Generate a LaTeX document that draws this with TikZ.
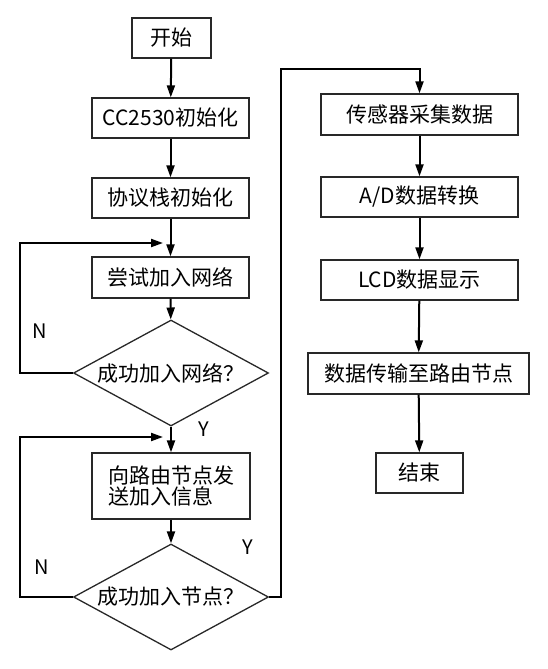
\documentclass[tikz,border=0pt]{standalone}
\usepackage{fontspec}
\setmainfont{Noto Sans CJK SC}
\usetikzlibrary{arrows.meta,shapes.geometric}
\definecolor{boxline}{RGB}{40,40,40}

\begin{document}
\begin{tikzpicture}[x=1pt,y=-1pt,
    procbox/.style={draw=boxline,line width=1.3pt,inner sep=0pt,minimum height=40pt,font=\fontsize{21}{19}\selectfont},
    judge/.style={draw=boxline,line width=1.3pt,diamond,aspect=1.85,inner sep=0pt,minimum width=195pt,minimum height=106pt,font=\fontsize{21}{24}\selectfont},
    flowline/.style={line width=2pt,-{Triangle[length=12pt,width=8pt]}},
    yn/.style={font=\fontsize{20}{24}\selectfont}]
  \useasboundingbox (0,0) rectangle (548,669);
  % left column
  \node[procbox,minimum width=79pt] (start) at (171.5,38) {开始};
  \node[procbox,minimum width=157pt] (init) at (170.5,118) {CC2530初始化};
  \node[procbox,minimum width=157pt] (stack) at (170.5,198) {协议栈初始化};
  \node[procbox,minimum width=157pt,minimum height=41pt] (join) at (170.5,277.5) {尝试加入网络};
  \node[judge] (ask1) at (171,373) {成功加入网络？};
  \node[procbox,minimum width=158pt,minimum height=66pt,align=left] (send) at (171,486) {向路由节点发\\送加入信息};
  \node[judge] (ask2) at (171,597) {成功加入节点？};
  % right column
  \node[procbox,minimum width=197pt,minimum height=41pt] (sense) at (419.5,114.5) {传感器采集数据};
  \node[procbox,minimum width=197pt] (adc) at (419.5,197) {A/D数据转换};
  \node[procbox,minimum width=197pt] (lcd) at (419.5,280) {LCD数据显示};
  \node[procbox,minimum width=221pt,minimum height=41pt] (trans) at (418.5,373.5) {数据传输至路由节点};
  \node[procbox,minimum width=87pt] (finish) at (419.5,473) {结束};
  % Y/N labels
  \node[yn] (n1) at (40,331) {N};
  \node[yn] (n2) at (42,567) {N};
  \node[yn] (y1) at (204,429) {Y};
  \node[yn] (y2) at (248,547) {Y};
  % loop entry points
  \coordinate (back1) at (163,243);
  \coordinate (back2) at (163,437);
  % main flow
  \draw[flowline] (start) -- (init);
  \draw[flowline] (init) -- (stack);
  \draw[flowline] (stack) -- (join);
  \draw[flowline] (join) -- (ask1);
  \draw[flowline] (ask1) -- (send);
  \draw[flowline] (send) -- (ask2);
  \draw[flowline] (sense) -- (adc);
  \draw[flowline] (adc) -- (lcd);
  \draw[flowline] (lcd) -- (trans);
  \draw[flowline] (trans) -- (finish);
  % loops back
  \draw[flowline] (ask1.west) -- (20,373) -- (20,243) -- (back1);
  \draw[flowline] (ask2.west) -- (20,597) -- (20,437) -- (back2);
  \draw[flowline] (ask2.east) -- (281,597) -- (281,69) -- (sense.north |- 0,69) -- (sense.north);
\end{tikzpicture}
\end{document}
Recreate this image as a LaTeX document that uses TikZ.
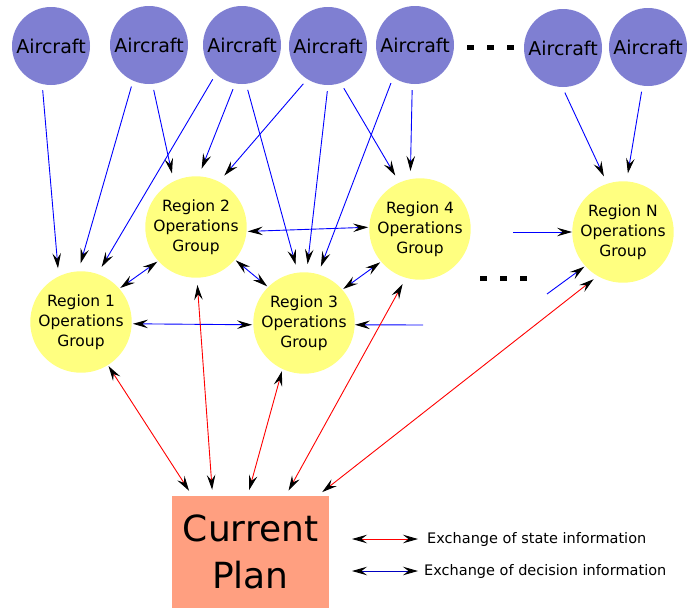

---+---

Copy the entries above faithfully and omit every image.

Generate a LaTeX document that draws this with TikZ.
\documentclass[tikz,border=0pt]{standalone}
\usepackage{fontspec}
\setmainfont{Noto Sans CJK SC}
\usetikzlibrary{arrows.meta,shapes.geometric}
\definecolor{boxline}{RGB}{40,40,40}

\begin{document}
\begin{tikzpicture}[x=1pt,y=-1pt,
    procbox/.style={draw=boxline,line width=1.3pt,inner sep=0pt,minimum height=40pt,font=\fontsize{21}{19}\selectfont},
    judge/.style={draw=boxline,line width=1.3pt,diamond,aspect=1.85,inner sep=0pt,minimum width=195pt,minimum height=106pt,font=\fontsize{21}{24}\selectfont},
    flowline/.style={line width=2pt,-{Triangle[length=12pt,width=8pt]}},
    yn/.style={font=\fontsize{20}{24}\selectfont}]
  \useasboundingbox (0,0) rectangle (548,669);
  % left column
  \node[procbox,minimum width=79pt] (start) at (171.5,38) {开始};
  \node[procbox,minimum width=157pt] (init) at (170.5,118) {CC2530初始化};
  \node[procbox,minimum width=157pt] (stack) at (170.5,198) {协议栈初始化};
  \node[procbox,minimum width=157pt,minimum height=41pt] (join) at (170.5,277.5) {尝试加入网络};
  \node[judge] (ask1) at (171,373) {成功加入网络？};
  \node[procbox,minimum width=158pt,minimum height=66pt,align=left] (send) at (171,486) {向路由节点发\\送加入信息};
  \node[judge] (ask2) at (171,597) {成功加入节点？};
  % right column
  \node[procbox,minimum width=197pt,minimum height=41pt] (sense) at (419.5,114.5) {传感器采集数据};
  \node[procbox,minimum width=197pt] (adc) at (419.5,197) {A/D数据转换};
  \node[procbox,minimum width=197pt] (lcd) at (419.5,280) {LCD数据显示};
  \node[procbox,minimum width=221pt,minimum height=41pt] (trans) at (418.5,373.5) {数据传输至路由节点};
  \node[procbox,minimum width=87pt] (finish) at (419.5,473) {结束};
  % Y/N labels
  \node[yn] (n1) at (40,331) {N};
  \node[yn] (n2) at (42,567) {N};
  \node[yn] (y1) at (204,429) {Y};
  \node[yn] (y2) at (248,547) {Y};
  % loop entry points
  \coordinate (back1) at (163,243);
  \coordinate (back2) at (163,437);
  % main flow
  \draw[flowline] (start) -- (init);
  \draw[flowline] (init) -- (stack);
  \draw[flowline] (stack) -- (join);
  \draw[flowline] (join) -- (ask1);
  \draw[flowline] (ask1) -- (send);
  \draw[flowline] (send) -- (ask2);
  \draw[flowline] (sense) -- (adc);
  \draw[flowline] (adc) -- (lcd);
  \draw[flowline] (lcd) -- (trans);
  \draw[flowline] (trans) -- (finish);
  % loops back
  \draw[flowline] (ask1.west) -- (20,373) -- (20,243) -- (back1);
  \draw[flowline] (ask2.west) -- (20,597) -- (20,437) -- (back2);
  \draw[flowline] (ask2.east) -- (281,597) -- (281,69) -- (sense.north |- 0,69) -- (sense.north);
\end{tikzpicture}
\end{document}
Recreate this image as a LaTeX document that uses TikZ.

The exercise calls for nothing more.